Before trying your hand at this timeless craft, it’s helpful to know a bit about its unique background and age-old history.
What are Mosaics?
Mosaics are assemblages composed out of tessera (small pieces of glass, stone, or other nature-based materials). When made out of glass, these pieces are typically cut into squares or shaped using special tools.
The tiles or fragments are then arranged into patterns, pictures, and other decorative designs that are held together by an adhesive and grout.
The History of Mosaics
Mosaics have been a popular art form in several cultures around the world. The earliest known mosaics were found in a Mesopotamian temple dating back to the 3rd millennium BC. Made up of ivory, seashells, and stones, these decorative, abstract pieces laid the groundwork for mosaics made thousands of years later in Ancient Greece and the Roman Empire. Unlike the Mesopotamian mosaic-makers, however, Classical artists opted to create pictures, patterns, and motifs in their mosaics.
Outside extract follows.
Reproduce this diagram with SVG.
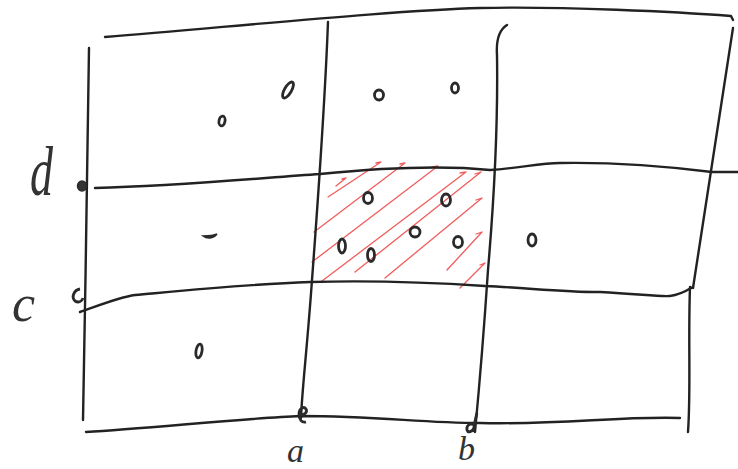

From the 4th century until the Renaissance, mosaics popped up in Catholic basilicas across Italy. These ethereal glass works adorned the ceilings and floors and typically depicted transcendent portraits of saints and other biblical figures.
Mosaics are also a celebrated staple of early Islamic architecture, proving particularly popular in the 7th and 8th centuries. These works often feature repeating geometric forms, vivid color, and ornate patterns and appear both within and on the façades of buildings.
During the Middle Ages, mosaics were central to Byzantine art. Often portraits, these pieces are renowned for their intricate details and liberal use of glimmering gold leaf. While most of these works have been destroyed, those that remain are celebrated as some of the most splendid mosaics in the world.
Though Renaissance artists rejected the craft, it was revived by Modernists. From the great Antoni Gaudí to art deco designers, these modern artists helped keep the ancient art form alive and paved the way for contemporary mosaic-makers.